UNLV plays an important role in our community, and the LVCVA understands the potential of the proposed stadium project. Tourism is the lifeblood of Southern Nevada's economy, which is why the LVCVA's priority is promoting Las Vegas to attract visitors.

With the Southern Nevada tourism industry in a gradual recovery, having the necessary resources to promote and market our No. 1 industry to the world is critical.

Realizing the need for the facility is one thing, but getting it through the political process, raising the funds and getting it built is entirely another. Don Snyder, the point man for the proposed stadium, told the Review-Journal an economist estimated the economic impact of the stadium at $393 million with 15 additional events.

One way for certain the stadium would generate money is by hosting boxing and mixed martial arts matches. Major fights in the venue would help it pay down its debt service.
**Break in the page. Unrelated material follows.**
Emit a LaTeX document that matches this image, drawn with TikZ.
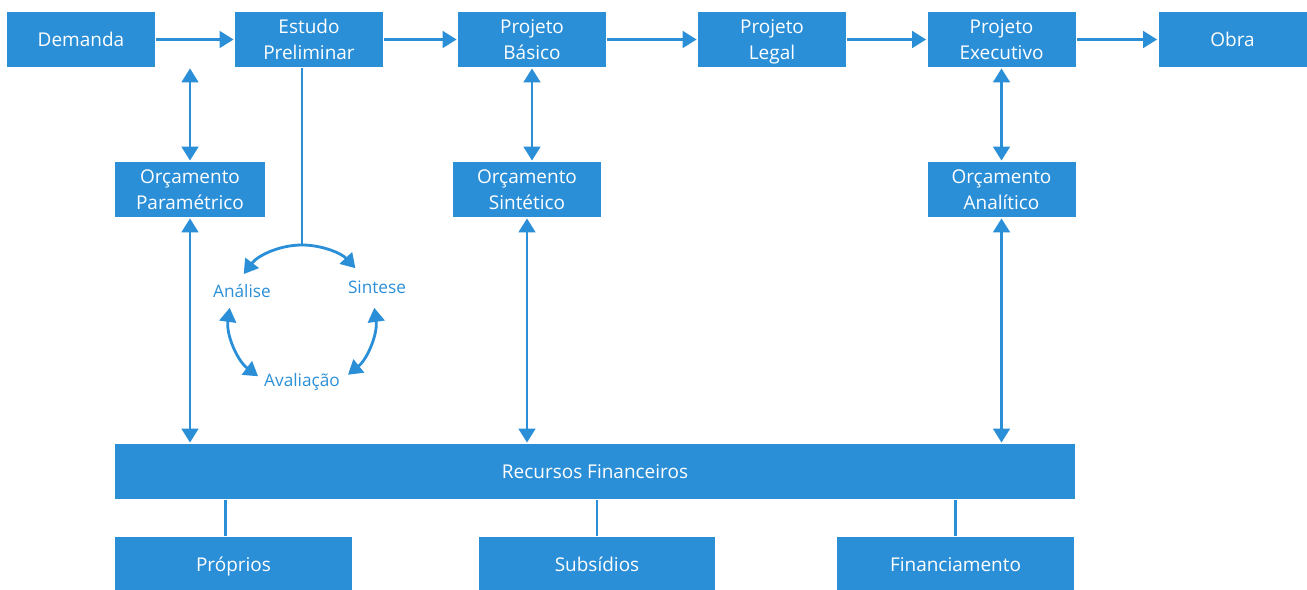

UFC president Dana White has for years spoken of doing a super fight in a stadium. Much of the talk for a proposed Anderson Silva-Georges St-Pierre fight has centered around Cowboys Stadium in Arlington, Texas, because of its 100,000-seat capacity and state-of-the-art electronics.

UNLV's long dreamed about stadium would never be complete in time to host a Silva-St-Pierre fight, but it would be the kind of event that the planned facility would be a natural for the facility to host.

Both of boxing's major promoters, Top Rank and Golden Boy, would likely be interested in putting on a few shows a year in such a facility. Las Vegas is the Fight Capital of the World in large part because the casinos subsidize many of the costs to bring big fights that attract high-rolling gamblers.

So a stadium that not only could help the UNLV football team resurrect itself from virtual obscurity but that would also put thousands of fight fans a year into it with big events would benefit both the university, the casinos and the overall Las Vegas economy.

When Las Vegas-based Top Rank was trying to work on making a Manny Pacquiao-Floyd Mayweather fight a reality, it advocated use of a temporary stadium on the Strip that would seat at least 40,000.

A UNLV football stadium with a capacity 70 percent higher than was proposed for the temporary facility would have been the perfect venue for what at the time was expected to have been the richest fight in history.

Top Rank's Bob Arum loves to do shows in unique venues. He hosted a super welterweight title fight between Yuri Foreman and Miguel Cotto at Yankee Stadium in 2010 that drew in excess of 20,000.

He also attempted to put a show in Miami's Marlins Park last year, but that plan fell through when proposed main eventer Timothy Bradley wasn't interested.

There wouldn't be a lot of fights in either boxing or in mixed martial arts that would be significant enough to put in such a large venue.

But without question, there are always one or two in each sport a year that would fit that bill.

That would help to generate needed revenue for the stadium. And given that both Arum and UFC CEO Lorenzo Fertitta are avid UNLV supporters, they could help the university's football team improve dramatically while also helping themselves.